Since Lenin’s day, the centralisation of capital into fewer and fewer hands has proceeded apace. In 2011, a study at the Swiss Federal Institute of Technology found that just 147 companies – mostly banks and finance houses – controlled 40% of all wealth in the world. A total of 737 companies accounted for 80% of the world market.
No wonder, whilst deriding the idea of a socialist planned economy – planned by the majority in the interests of the majority – we find apologists of capital instead defending their anarchic system, planned by and for a tiny minority.
Lenin’s analysis looks at such issues as the predominance of monopolies and finance capital; the importance of exporting capital (as opposed to commodities); the overwhelming dominance of the big banks and their fusion with the state; the division of the world into ‘spheres of influence’; and an explanation of imperialist war.

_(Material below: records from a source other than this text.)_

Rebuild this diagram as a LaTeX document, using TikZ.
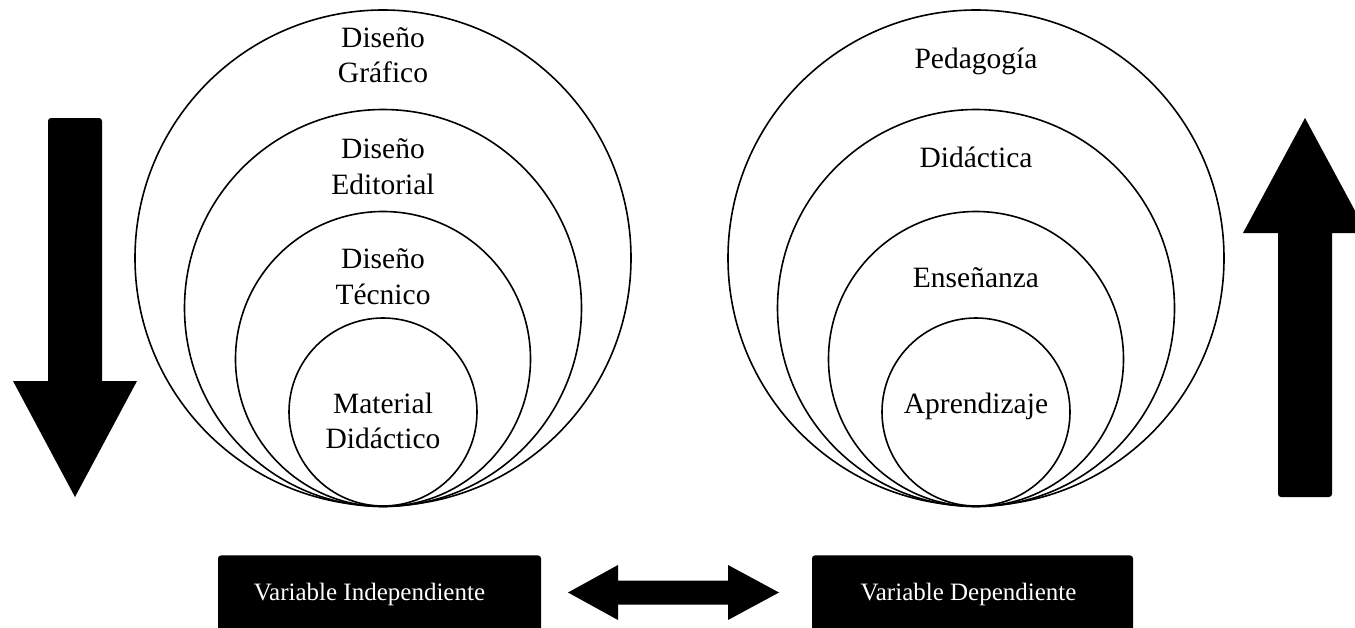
\documentclass[tikz,border=0pt]{standalone}
\usepackage{fontspec}
\setmainfont{Liberation Serif}
\begin{document}
\begin{tikzpicture}[x=0.5pt,y=-0.5pt,
  ring/.style={draw=black,line width=0.8pt},
  lbl/.style={anchor=base,inner sep=0pt,font=\fontsize{14.75pt}{18pt}\selectfont},
  varbox/.style={fill=black,text=white,rounded corners=1.5pt,anchor=north,
    minimum height=39pt,inner sep=0pt,font=\fontsize{12.5pt}{15pt}\selectfont},
  blockarrow/.style={fill=black}]
\useasboundingbox (0,0) rectangle (1355,627);
\clip (0,0) rectangle (1355,627);
% left nested circles
\draw[ring] (383,258) circle[radius=124pt];
\draw[ring] (383,308) circle[radius=99.25pt];
\draw[ring] (383,359) circle[radius=73.75pt];
\draw[ring] (383,412) circle[radius=47pt];
% right nested circles
\draw[ring] (976,258) circle[radius=124pt];
\draw[ring] (976,308) circle[radius=99.25pt];
\draw[ring] (976,359) circle[radius=73.75pt];
\draw[ring] (976,412) circle[radius=47pt];
% left labels
\node[lbl] (dg1) at (383,47) {Diseño};
\node[lbl] (dg2) at (383,82) {Gráfico};
\node[lbl] (de1) at (383,158) {Diseño};
\node[lbl] (de2) at (383,194) {Editorial};
\node[lbl] (dt1) at (383,268) {Diseño};
\node[lbl] (dt2) at (383,304) {Técnico};
\node[lbl] (md1) at (383,413) {Material};
\node[lbl] (md2) at (383,448) {Didáctico};
% right labels
\node[lbl] (ped) at (976,68) {Pedagogía};
\node[lbl] (did) at (976,167) {Didáctica};
\node[lbl] (ens) at (976,287) {Enseñanza};
\node[lbl] (apr) at (976,413) {Aprendizaje};
% vertical block arrows
\fill[blockarrow] (48,300) [rounded corners=1.5pt] -- (48,118) -- (102,118) -- (102,300)
  [sharp corners] -- (102,381) -- (137,381) -- (75,497) -- (13,381) -- (48,381) -- cycle;
\fill[blockarrow] (1278,300) [rounded corners=1.5pt] -- (1278,497) -- (1332,497) -- (1332,300)
  [sharp corners] -- (1332,233) -- (1367,233) -- (1305,118) -- (1243,233) -- (1278,233) -- cycle;
% bottom boxes
\node[varbox,minimum width=161.5pt] (vi) at (379.5,555) {Variable Independiente\hspace*{10pt}};
\node[varbox,minimum width=160.5pt] (vd) at (972.5,555) {Variable Dependiente\hspace*{4pt}};
% double block arrow
\coordinate (dl) at (568,592.5);
\coordinate (dr) at (779,592.5);
\fill[blockarrow] (dl) -- (618,565) -- (618,580.5) -- (728,580.5) -- (728,565) -- (dr)
  -- (728,620) -- (728,604.5) -- (618,604.5) -- (618,620) -- cycle;
\end{tikzpicture}
\end{document}
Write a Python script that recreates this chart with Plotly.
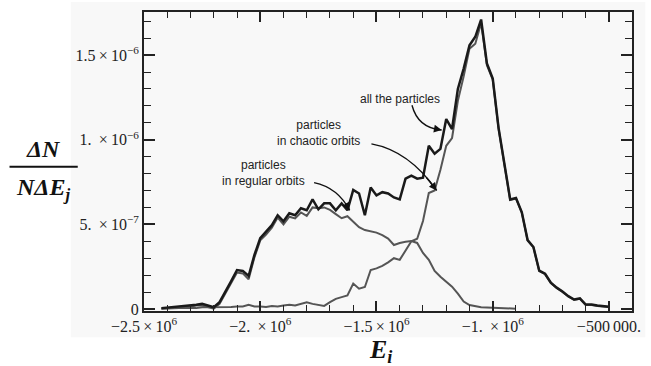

The truth is that Lenin’s assessment has not only stood the test of time but has become ever more relevant in understanding our epoch. The question of the re-division of the world between and after the two World Wars could only be settled by violent conflict. The recent military adventures, which have further destabilised the social, political and economic planes in the Middle East, can also most aptly be understood and explained through the Marxist theory of imperialism.
As Marxists, we understand imperialism as flowing directly from the monopoly stage of capitalism. Though imperialism, understood in its narrower sense as the conquest and plunder of foreign lands, has existed for many centuries, this now represents capitalism in its most developed stage.
Unlike pre-capitalist forms, the predatory domination of imperialism exercises its control through the mechanisms of world trade, alongside the violent re-division of the world market and its ‘spheres of influence’.
It has been suggested that the imperialism of old has been superseded by a smoothly operating, globalised world working towards peace and prosperity – the so-called international community. This could not be further from the truth; poorer countries are, in fact, profiting the elites of the richer ones at great cost. The stranglehold of imperialism over former colonial countries is even greater than it was in the past.
The US-based Global Financial Integrity (GFI) and the Centre for Applied Research at the Norwegian School of Economics undertook a comprehensive assessment of resource transfers between poor and rich countries. In 2012, poorer countries had a net annual outflow of $2 trillion to richer countries. Since 1980, the net outflow from poorer countries to richer countries has amounted to $16.3tn. As Dr. Jason Hickel, an economic anthropologist, writes:
“The aid narrative begins to seem a bit naïve when we take these reverse flows into account… It makes the takers seem like givers, granting them a kind of moral high ground while preventing those of us who care about global poverty from understanding how the system really works.”
Liberals often speak of offering a ‘helping hand’ to the so-called developing world. But the language of aid, peace and prosperity should be treated with a healthy dose of scepticism. In reality, the opposite is the case. The promised aid and investment just results in renewed exploitation and impoverishment through privatisation, trade deals, corruption and ever mounting debt, all courtesy of the imperialists. They steal from the poor to give to the rich – this is the defining feature of capitalism.
We do not have to look far to find a blatant example of this Robin Hoodism in reverse even at home. The masses ultimately always foot the bill for the billions lost by the banks, which have acquired a new role under imperialism. The NEF, an independent economic think-tank, has shown that British banks received £1.2tn in support during the financial crisis of 2008. We can pose the question simply: if the banks were only able to survive by leaning on the crutches of the state, what is left of the ‘free’ market economy?
The world’s largest banks have a huge commercial advantage through state subsidies. Not only this, but the implicit guarantee that the state will not allow them to go bust encourages dodgy speculation. These vices are clearly engendered within the system itself. With the state providing a safety net and covering loses, there is nothing left of the argument that the bankers and capitalists deserve to be rewarded for their non-existent risk taking.
The NEF report states that all this has helped facilitate excessive pay and non-productive lending. This is exposed by the fact that only 10% of all bank lending in the UK supports businesses outside the financial sector. This movement towards potentially high but non-productive returns means that industry is hindered through lack of financial support, often just when it needs it most. So much for enterprise and initiative!
The glorified claims of capitalism are easily disposed of. It is plain as day that competition is stifled by monopoly; the so-called competitive edge that capitalism has over socialism is a fiction. In fact, capitalism hates competition. The alternative? Lenin wrote elsewhere about socialism, capitalism and competition in the following way:
“Far from extinguishing competition, socialism for the first time creates the opportunity for employing it on a real wide and on a really mass scale, for actually drawing the majority of working people into a field of labour in which they can display their abilities, develop their capacities, and reveal those talents, so abundant among the people whom capitalism crushed, suppressed and strangled in thousands and millions.”
It is crucial that we have a scientific and rigorous understanding of the underpinnings of imperialism in order to offer an honest solution to the youth and workers of the world. That is why I recommend reading Lenin’s Imperialism.
Khaled Malachi, Cambridge Marxist Society
1 Comment
Kevin McCabe · September 7, 2019 at 6:58 pm
I read Lenin’s Imperialism when I was only 17. We know that capitalism wasn’t so advanced when he wrote it. Even Russia was such a non-industrialised country. However, Lenin made an accurate analysis on where capitalism was heading to and this is even more relatable today. Raise of Fascism, wars, terrorism and far right extremism are good examples.